Who’s NOT reading the paper?
Traditionally, media companies pay a lot of attention to who’s in their audience. It’s how you sell advertising, right? Because what you’re really selling is your audience. The better you can describe your audience, the better you can speak to an advertiser’s needs.
What’s harder to think about is: who is NOT in your audience, and what are their needs? Those needs could point to new opportunities.
A recent report from ComScore describes the habits of print and online news consumers and makes some important observations. (Let’s leave aside for a moment that they’re obviously measuring usage of world/national/entertainment “news,” not the tougher category of local news.)
Here’s maybe an obvious observation:
Non-newspaper readers are likely to be younger, and they are actually heavier than average online news consumers. Meanwhile, heavy newspaper readers are more likely than average to engage with traditional print news brands online.
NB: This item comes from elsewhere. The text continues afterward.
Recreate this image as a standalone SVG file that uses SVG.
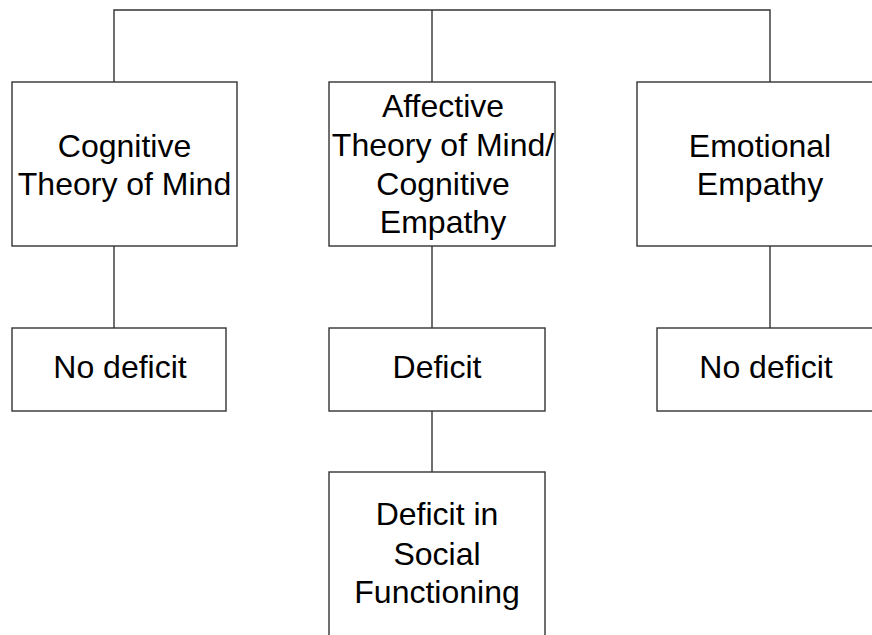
<svg xmlns="http://www.w3.org/2000/svg" width="872" height="635" viewBox="0 0 872 635">
<style>
.box{fill:#fff;stroke:#333;stroke-width:1.4}
.ln{fill:none;stroke:#333;stroke-width:1.4}
text{font-family:"Liberation Sans",Arial,sans-serif;font-size:32px;fill:#000;text-anchor:middle}
</style>
<rect width="872" height="635" fill="#fff"/>
<g id="connectors">
<path class="ln" d="M114 82V10H770V82"/>
<path class="ln" d="M432 10V82"/>
<path class="ln" d="M114 246V328"/>
<path class="ln" d="M432 246V328"/>
<path class="ln" d="M770 246V328"/>
<path class="ln" d="M432 411V472"/>
</g>
<g id="cognitive-tom">
<rect class="box" x="12" y="82" width="225" height="164"/>
<text x="124.5" y="157">Cognitive</text>
<text x="124.5" y="195">Theory of Mind</text>
</g>
<g id="affective-tom">
<rect class="box" x="329" y="82" width="226" height="164"/>
<text x="443" y="117">Affective</text>
<text x="443" y="156">Theory of Mind/</text>
<text x="443" y="195">Cognitive</text>
<text x="443" y="233">Empathy</text>
</g>
<g id="emotional-empathy">
<rect class="box" x="637" y="82" width="247" height="164"/>
<text x="760" y="157">Emotional</text>
<text x="760" y="195">Empathy</text>
</g>
<g id="no-deficit-1">
<rect class="box" x="12" y="328" width="214" height="83"/>
<text x="120" y="378">No deficit</text>
</g>
<g id="deficit">
<rect class="box" x="329" y="328" width="216" height="83"/>
<text x="437" y="378">Deficit</text>
</g>
<g id="no-deficit-2">
<rect class="box" x="657" y="328" width="226" height="83"/>
<text x="766" y="378">No deficit</text>
</g>
<g id="social-functioning">
<rect class="box" x="329" y="472" width="216" height="180"/>
<text x="437" y="525">Deficit in</text>
<text x="437" y="565">Social</text>
<text x="437" y="603">Functioning</text>
</g>
</svg>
Here’s something less obvious:
TV news brands are also heavily visited by non-print newspaper readers, underscoring the importance of sight, sound and motion to the digital news experience. Non-readers were 29 percent more likely than the average Internet user to visit FoxNews.com and 15 percent more likely to visit CBS News Digital.
So if you’re running a newspaper brand, what are you doing to serve those people?
And here’s a question not asked in the comScore survey, but possibly as important: how about internet users who don’t intentionally seek out news in any medium, let alone local news? What do they need that a newspaper brand could serve?